Historically the main focus of the GSA has been the development of the Galileo and EGNOS satellite systems; but GSA Executive Director Carlo des Dorides sees service delivery as the main key to the success of the agency over the next seven years.
Speaking at the 21st European Navigation Conference in the Austria capital Vienna on April 23, the GSA Executive Director Carlo des Dorides stressed that while the focus of the programmes to date has been on system development, now that EGNOS is already operational and Galileo is getting operational, the focus will shift to the provision of services.
During his keynote address, Mr. des Dorides shared with the audience that the GSA currently has following priorities: operations of the Galileo Security Monitoring Centers, security accreditation and market development. Market development has been a major focus of the Agency in recent years and indeed it will continue to be so since GNSS market is expected to see significant growth over the next years, he said.
He went on to explain that, following the successful launch of the first four satellites in the Galileo constellation in 2011 and 2012, the Agency’s immediate focus is to start to underpin the market oriented approach through the provision of services to specific user segments. According to the last Market Report published by the GSA, the downstream GNSS market is confirmed to be a growing area, despite the economic crisis. In fact, GNSS worldwide market shipments are expected to increase at an average of 15% per year by 2016, with road and location-based services being the dominant market segment in the next decade. In this sense, Galileo confirms the multiplier effect to economic growth, which is typical of other space-based technologies, such as telecommunications. Mr. des Dorides emphasised the importance of the market oriented approach being carried out now: the Galileo system has not yet been fully deployed but early services are expected to be available as from end 2014. Therefore, it is of utmost importance to promote market awareness and market understanding by interfacing with specific user domains, standardization bodies and main value-chain stakeholders.
Mr. des Dorides also drew attention to the importance of the fact that GSA developed cooperation with more than 300 companies and 14 universities, and underlined that this cooperation has already resulted in approximately 50 pre-commercial prototypes. Emphasising the cross-cutting nature of the Galileo and EGNOS systems, he noted that these are horizontal programmes, and the services they provide also fall within the remit of different EU domains, such as Transport, which will also have budgetary implications and will expand potential sources of financing for programmes. He also said that financing will continue to be the key to foster new entrepreneurial initiatives. Discussions are underway with the European Investment Bank (EIB) to this end.

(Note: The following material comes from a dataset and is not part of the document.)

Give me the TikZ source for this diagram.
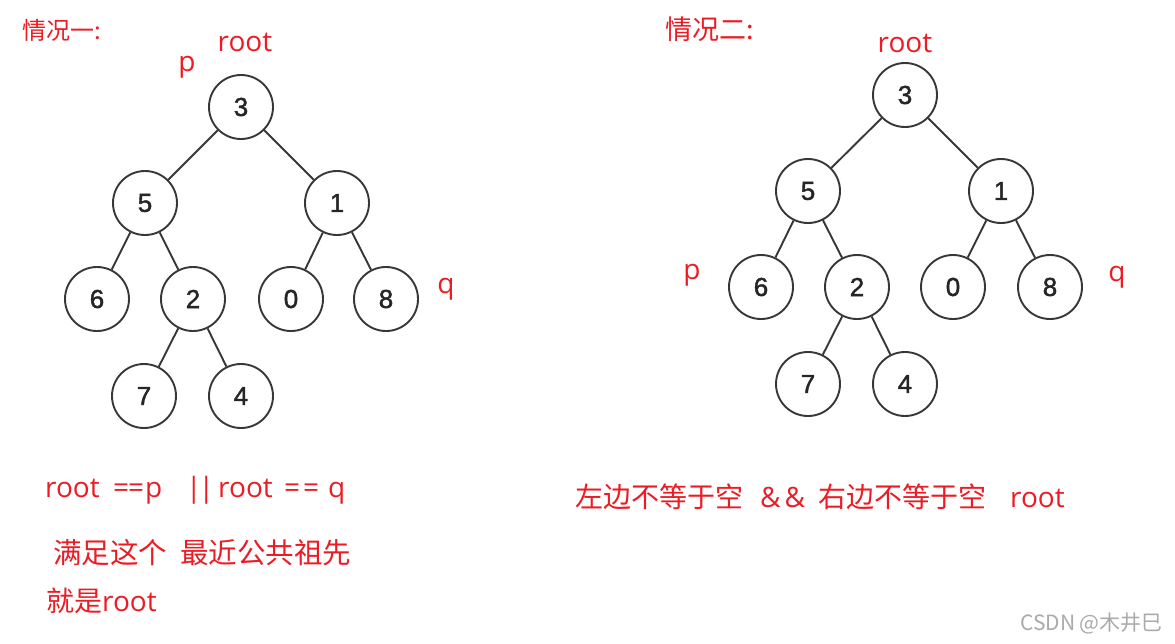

Stakeholder dialogue key to success
One of the key components of the shift to service provision will be dialogue with stakeholders, Mr. des Dorides said. He believes that it will also be crucial to intensify relationships with receiver manufacturers, in order to pave the way for the future value chain, delivering European GNSS functionality to the end users. In relation to the different market segments addressed by the activities supporting European GNSS adoption, he underlined that in order to ensure the broadest possible market outreach and to obtain better understanding of the market, it is important to include not only experts, but also the user communities.
This change in the industry’s focus from system development to service provision was something that other keynote speakers also picked up on. Didier Faivre, Director of the Galileo Programme and Navigation Related Activities at the European Space Agency (ESA), noted that the current phase can be described as “the end of the beginning” and that solid building blocks have been put in place for further development. However, he said that future success will not be measured on the basis of the number of satellites, but on the number of users, and that quality of service will be the key to this success.
The GSA Executive Director said that a contract would be awarded in June this year, worth about € 400/500 million for EGNOS operational/service provision for the next eight years. Within this context, he noted that the main challenge is to expand service penetration and that now is the time for savvy entrepreneurs to determine the opportunities that EGNOS can offer to business, finally resulting in a success for the European economy as a whole.
Exciting times for Galileo, EGNOS and GSA
Mr. des Dorides said that Galileo is entering a highly competitive environment since other systems in addition to GPS are in or close to operation and so it is crucial to develop a competitive advantage. Participants in the panel discussion that followed the keynote speakers noted that there is a high level of trust that investment in this sector in Europe is safe, and will result in benefits for European citizens in the form of economic growth, employment and enhanced wellbeing. He stressed that one of the main advantages of the Galileo and EGNOS system is its civil nature, which allows it to commit to a certain level of service that will result to be a highly competitive proposition with other systems, which have a military nature. Mr. des Dorides underlined that the already high level of appreciation of EGNOS would be a great basis to build on. Mr. des Dorides noted the fact that the change in the program focus from a “technological push” phase to a “user-oriented” phase discloses a promising future for the GSA which recently moved to Prague. He said that the Agency had settled in well at its new home, thanks in no small part to the cooperation of the Czech government. This change in location also heralds a period of expansion for the GSA, which currently employs about 70 people from 17 countries. Mr. des Dorides said that staff levels are expected to more than double to around 150 people by 2016/2017.
He believes that this is an exciting time for the industry and that the GSA is looking towards the future and its role to play with confidence and is ready to face the new challenges ahead.